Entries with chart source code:
-- Begin --
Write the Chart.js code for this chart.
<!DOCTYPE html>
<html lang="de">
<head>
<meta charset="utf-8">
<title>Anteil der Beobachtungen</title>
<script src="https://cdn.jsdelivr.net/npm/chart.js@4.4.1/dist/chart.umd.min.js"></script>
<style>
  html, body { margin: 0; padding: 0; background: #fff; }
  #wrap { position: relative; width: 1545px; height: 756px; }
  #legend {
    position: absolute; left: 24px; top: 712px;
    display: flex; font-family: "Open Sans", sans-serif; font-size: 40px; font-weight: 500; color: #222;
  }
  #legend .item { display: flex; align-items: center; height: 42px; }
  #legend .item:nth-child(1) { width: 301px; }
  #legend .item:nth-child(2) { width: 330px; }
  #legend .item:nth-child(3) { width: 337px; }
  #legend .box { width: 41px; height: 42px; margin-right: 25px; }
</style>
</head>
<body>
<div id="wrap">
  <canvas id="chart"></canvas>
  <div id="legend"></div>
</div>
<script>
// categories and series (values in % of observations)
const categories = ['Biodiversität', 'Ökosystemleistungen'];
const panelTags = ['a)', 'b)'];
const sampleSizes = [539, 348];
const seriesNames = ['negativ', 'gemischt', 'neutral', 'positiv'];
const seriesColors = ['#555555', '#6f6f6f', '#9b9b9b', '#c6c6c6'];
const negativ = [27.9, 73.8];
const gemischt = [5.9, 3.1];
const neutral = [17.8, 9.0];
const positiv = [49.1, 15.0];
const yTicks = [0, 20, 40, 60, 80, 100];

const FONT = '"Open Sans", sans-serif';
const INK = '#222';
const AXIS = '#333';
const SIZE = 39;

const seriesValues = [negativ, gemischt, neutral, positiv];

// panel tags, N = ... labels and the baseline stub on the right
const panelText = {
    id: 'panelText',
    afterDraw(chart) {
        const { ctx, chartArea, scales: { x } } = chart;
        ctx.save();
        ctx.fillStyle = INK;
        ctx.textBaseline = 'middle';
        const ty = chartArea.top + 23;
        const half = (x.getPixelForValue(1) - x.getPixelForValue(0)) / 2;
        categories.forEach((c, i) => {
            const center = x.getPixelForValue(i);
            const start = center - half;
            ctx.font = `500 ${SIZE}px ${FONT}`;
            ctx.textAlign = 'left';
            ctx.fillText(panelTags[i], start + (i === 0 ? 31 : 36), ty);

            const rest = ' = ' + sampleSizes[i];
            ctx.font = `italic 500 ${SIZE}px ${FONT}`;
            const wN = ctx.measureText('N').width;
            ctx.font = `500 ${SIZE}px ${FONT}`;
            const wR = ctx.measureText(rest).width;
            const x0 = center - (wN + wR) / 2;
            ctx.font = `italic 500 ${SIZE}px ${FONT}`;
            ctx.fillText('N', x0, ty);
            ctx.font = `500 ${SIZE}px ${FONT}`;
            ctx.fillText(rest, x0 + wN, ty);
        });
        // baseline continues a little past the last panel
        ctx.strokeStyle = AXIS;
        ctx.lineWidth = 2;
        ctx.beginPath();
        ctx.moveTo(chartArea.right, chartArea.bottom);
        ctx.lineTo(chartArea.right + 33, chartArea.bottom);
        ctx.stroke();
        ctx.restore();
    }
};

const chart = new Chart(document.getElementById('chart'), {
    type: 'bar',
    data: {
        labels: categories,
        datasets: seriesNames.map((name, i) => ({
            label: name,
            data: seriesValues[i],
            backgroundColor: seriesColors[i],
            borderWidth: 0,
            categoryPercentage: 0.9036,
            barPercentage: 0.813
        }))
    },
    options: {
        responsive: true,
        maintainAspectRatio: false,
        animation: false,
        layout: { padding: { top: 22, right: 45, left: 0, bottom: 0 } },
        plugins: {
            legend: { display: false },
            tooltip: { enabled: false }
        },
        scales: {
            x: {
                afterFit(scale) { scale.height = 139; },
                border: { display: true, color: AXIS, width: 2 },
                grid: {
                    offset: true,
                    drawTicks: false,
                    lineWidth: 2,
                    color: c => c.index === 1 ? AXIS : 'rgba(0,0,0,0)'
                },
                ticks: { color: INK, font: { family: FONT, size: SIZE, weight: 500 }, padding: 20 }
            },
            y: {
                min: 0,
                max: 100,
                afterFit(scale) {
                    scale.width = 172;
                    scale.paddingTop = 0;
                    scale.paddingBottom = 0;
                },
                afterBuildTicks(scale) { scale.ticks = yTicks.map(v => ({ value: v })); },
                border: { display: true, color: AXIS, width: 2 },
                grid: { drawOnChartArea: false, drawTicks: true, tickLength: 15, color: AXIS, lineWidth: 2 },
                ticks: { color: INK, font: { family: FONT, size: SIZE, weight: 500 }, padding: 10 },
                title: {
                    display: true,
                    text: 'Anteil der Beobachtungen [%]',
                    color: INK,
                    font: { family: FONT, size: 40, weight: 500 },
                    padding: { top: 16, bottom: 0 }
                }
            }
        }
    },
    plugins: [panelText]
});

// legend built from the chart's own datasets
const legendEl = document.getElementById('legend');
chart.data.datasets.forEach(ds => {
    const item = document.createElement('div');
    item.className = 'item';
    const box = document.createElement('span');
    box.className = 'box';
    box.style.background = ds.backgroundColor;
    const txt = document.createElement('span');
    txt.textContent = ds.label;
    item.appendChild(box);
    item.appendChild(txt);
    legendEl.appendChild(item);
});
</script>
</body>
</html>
-- End --
-- Begin --
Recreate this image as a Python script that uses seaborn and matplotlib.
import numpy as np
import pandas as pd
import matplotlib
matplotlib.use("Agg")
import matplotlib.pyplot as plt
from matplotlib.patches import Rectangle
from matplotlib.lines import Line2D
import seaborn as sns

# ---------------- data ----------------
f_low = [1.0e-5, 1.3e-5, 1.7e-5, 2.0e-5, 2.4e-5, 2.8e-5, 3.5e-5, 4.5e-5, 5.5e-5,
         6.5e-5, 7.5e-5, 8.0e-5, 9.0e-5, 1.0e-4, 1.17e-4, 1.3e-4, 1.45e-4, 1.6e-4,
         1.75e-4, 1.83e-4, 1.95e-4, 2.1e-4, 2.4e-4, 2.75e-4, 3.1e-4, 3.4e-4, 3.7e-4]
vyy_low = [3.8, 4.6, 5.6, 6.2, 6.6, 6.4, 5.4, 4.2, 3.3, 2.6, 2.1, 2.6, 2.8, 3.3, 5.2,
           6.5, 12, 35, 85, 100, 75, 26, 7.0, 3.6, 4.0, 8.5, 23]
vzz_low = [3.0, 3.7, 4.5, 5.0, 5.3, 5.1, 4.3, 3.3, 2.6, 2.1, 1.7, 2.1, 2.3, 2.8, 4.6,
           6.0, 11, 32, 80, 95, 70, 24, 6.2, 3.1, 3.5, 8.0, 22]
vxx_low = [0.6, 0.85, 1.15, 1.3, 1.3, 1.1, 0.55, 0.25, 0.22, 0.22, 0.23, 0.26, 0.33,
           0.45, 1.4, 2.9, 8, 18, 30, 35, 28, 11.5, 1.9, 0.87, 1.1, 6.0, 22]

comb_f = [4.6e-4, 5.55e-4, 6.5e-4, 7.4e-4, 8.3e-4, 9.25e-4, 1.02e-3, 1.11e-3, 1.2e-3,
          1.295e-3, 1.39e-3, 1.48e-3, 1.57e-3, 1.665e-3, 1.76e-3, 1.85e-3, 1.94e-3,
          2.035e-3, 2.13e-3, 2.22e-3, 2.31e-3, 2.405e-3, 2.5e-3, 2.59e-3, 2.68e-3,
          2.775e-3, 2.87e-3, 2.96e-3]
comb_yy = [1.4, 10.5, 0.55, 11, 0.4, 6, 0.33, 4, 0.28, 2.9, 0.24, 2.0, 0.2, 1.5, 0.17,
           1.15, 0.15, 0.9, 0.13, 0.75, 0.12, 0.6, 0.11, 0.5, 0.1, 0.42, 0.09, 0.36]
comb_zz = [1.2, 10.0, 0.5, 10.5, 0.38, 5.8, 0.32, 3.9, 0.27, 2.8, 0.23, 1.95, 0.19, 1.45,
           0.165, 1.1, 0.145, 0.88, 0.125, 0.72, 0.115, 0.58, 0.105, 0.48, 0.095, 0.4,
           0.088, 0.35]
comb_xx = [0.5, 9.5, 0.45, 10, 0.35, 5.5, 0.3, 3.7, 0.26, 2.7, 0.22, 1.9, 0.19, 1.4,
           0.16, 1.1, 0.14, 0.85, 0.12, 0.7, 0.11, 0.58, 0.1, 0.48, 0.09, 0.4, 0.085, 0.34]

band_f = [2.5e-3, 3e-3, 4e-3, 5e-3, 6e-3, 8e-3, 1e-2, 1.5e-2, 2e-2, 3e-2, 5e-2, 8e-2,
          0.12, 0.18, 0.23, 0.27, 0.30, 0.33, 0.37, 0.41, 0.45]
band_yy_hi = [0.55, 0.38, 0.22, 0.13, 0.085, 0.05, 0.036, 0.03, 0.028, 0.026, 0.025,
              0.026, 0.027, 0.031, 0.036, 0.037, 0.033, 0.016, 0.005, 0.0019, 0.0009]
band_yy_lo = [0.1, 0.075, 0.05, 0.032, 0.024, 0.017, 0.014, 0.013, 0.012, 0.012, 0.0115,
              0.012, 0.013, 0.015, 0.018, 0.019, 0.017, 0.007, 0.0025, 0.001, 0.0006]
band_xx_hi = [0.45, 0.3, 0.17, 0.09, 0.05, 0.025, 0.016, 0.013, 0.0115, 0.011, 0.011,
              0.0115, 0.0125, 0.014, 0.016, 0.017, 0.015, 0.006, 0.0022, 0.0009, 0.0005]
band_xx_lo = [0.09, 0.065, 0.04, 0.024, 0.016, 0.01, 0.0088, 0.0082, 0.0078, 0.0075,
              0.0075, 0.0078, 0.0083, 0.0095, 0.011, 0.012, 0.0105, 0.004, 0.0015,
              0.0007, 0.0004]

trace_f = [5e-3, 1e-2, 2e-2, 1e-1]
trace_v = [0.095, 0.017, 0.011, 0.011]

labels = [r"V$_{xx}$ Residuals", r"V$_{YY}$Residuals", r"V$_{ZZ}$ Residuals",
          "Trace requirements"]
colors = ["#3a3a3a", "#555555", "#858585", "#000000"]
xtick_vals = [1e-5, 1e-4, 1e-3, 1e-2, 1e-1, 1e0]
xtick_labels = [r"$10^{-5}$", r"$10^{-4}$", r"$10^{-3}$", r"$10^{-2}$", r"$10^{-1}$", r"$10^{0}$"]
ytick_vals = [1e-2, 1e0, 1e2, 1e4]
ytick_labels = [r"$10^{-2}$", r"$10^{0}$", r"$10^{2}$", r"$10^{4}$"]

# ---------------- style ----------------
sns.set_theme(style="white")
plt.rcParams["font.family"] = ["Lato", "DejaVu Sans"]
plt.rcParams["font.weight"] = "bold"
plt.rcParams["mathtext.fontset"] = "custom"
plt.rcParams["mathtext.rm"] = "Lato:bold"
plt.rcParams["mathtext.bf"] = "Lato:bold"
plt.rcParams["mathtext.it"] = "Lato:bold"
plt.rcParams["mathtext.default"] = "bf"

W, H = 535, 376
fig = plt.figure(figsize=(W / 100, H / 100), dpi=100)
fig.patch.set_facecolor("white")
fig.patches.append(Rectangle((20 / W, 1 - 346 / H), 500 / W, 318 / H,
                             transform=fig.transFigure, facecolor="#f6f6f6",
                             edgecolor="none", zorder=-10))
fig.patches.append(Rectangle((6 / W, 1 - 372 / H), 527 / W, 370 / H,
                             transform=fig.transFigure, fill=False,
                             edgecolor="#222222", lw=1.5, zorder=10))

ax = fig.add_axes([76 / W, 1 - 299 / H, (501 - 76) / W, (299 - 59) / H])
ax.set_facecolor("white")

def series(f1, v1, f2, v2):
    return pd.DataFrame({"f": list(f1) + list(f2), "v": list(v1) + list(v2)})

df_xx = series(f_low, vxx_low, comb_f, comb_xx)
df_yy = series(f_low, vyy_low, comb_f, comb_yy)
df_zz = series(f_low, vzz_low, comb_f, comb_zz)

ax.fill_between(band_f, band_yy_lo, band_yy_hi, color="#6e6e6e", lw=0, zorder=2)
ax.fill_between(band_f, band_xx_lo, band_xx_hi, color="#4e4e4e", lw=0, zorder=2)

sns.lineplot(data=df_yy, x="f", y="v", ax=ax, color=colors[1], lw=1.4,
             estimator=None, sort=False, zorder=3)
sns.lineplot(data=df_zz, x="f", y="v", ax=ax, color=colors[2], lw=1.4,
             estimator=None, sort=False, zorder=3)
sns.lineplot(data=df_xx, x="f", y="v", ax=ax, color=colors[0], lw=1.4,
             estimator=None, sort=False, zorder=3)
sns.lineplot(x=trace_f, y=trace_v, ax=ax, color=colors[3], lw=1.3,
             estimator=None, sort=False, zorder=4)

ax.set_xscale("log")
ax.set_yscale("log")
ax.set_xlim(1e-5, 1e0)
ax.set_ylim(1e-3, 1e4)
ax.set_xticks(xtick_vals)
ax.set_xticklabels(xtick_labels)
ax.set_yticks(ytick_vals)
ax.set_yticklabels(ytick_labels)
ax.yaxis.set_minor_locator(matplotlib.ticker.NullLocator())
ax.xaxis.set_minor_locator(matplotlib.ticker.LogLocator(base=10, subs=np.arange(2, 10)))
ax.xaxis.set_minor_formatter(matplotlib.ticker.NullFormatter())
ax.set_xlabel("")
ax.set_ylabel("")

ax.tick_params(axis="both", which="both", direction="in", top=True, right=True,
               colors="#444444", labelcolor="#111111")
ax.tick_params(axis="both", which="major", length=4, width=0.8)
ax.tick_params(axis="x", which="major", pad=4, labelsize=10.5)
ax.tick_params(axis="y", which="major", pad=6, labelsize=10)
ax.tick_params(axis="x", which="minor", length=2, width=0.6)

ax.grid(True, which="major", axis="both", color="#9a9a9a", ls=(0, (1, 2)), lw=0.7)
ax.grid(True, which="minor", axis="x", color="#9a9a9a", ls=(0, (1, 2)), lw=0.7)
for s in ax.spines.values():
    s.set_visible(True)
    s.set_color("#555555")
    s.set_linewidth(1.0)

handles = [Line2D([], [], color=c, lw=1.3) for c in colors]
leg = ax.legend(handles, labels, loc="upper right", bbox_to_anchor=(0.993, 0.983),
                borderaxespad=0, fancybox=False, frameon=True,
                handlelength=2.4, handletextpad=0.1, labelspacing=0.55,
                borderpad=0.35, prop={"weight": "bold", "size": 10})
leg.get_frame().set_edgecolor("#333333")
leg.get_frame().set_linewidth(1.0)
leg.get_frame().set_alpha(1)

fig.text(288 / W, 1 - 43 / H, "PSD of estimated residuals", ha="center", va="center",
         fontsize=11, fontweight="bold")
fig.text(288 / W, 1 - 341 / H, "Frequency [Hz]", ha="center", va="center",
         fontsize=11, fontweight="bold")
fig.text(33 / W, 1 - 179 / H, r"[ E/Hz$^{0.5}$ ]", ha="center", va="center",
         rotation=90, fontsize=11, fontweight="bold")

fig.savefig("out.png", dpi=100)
-- End --
Required work: Identify and copy lines that hold the string "seaborn".

Answer for the task:
Recreate this image as a Python script that uses seaborn and matplotlib.
import seaborn as sns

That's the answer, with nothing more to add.